3. El comienzo del viaje

5.1K 529 37
                                    

El canto de las aves sonaba a través del verde alrededor, endulzando sus oídos y envolviéndolos lentamente en una calma que pocas veces se experimentaba en aquel mundo desolado. Igualmente se escuchaban las cigarras y algunos animales ocasionalmente se mostraban en el camino, pero pronto abandonaban el lugar con la intención de alejarse de ellos. Los infectados se alimentaban de cualquier ser vivo, pero para fortuna de los sobrevivientes de la catástrofe; los animales eran incapaces de contagiarse y volverse uno más de aquellos reservorios caníbales.

Aunque algunos seres podían cargar con el enfermedad y llegar a contagiar a cualquiera que los consumiera. Pero eran escasos los casos de animales portadores, aun así nunca bajaban la guardia y se aseguraban de que todo animal que llegasen a cazar y consumir estuviese libre de infección.

La aplanada serpiente de asfalto seguía y seguía por prolongados kilómetros, exhibiendo en el camino los vestigios del mundo que alguna vez fue. Autos abandonados, basura o demás recuerdos de las personas que seguramente dejaron atrás todo para así seguir adelante y buscar una nueva oportunidad para sobrevivir, justo como ellos. Cuando el brote estalló, Sam y su padre abandonaron la ciudad con la intención de dirigirse a un asentamiento militar, tal y como el gobierno había dictado, aquella cruzada fue no solo difícil, sino también desgarradora, aquel evento en la vida de los Anderson tan solo fue un prólogo que anunciaba lo que se transformaría su vida, sino que les mostró la cruda realidad en la cual ya estaban inmersos y de la cual jamás lograrían escapar.

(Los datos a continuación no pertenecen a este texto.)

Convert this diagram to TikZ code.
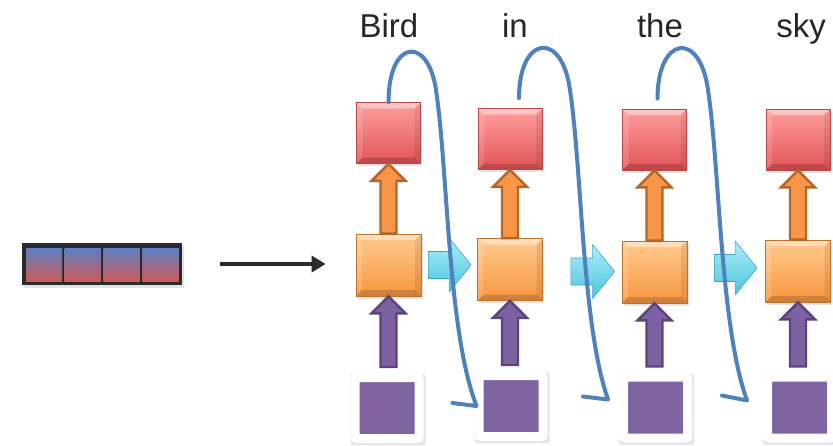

—Revisen los autos, quizás haya algo que sirva —habló entonces Jonh Anderson, se detuvo contra el cofre de un jeep y empezó a revisar la ruta. Sam y Lizz se desperdigaron en torno a los abandonados vehículos y empezaron a revisar.

El clima y el tiempo los había inutilizado por completo, así que no había temor a activar las alarmas, claro que si eran demasiado ruidosos cabía la posibilidad de que algo los escuchase. Sam abrió las puertas de un pequeño auto rojo, dentro no había nada más que sangre seca, basura y algunos casquillos de bala ya gastados.

Mientras, Lizz Graham se acercó a una minivan, estaba totalmente destartalada y llena de maleza, e incluso ni sus neumáticos perduraban. Limpió el sucio cristal y encontró una figura tendida en el asiento de piloto, formó una mueca y tras desenfundar su cuchillo llegó hasta abrir la puerta, el aroma a podredumbre impregnaba el vehículo, todo gracias a la esquelética mujer que yacía ahí. Llevaba una 38 entre las manos, y a juzgar por las manchas de sangre seca en el techo y el orificio que dejó el proyectil al salir, indicaban que no había sufrido mucho.

—Cielos —musitó. Le arrancó el revólver de los dedos y tras revisarla encontró tres balas más en el tambor.

Siguió buscando entre los asientos hasta que en la cajuela halló una porta bebé, el cual estaba manchado de sangre. Continuó revisando, pero a medida que prestaba atención aquel escenario se tornaba más siniestro y lúgubre, más después de encontrarse con la sonaja bañada de carmín y colgajos secos de carne. Arcadas llegaron a ella y se apartó para vomitar, pero solo consiguió escupir algo de bilis.

—Lizz —apurado llegó Sam y apartó su cabello—. Tranquila, no pasa nada —sobó su espalda hasta que se recuperó.

—Lo siento.

—¿Te encuentras bien? —ella asintió—. ¿Qué pasó?

Su entristecida mirada se clavó en el asientito de la cajuela. Sam solo atinó a formar un ademán de condescendencia y amarga resignación.

—Lo siento —apartó su cabello—. Sé que es tonto, pero no pude evitar sentirme mal por la mamá y su bebé.

—No es tonto en lo absoluto. Que te pongas así es bueno, significa que todavía tienes compasión.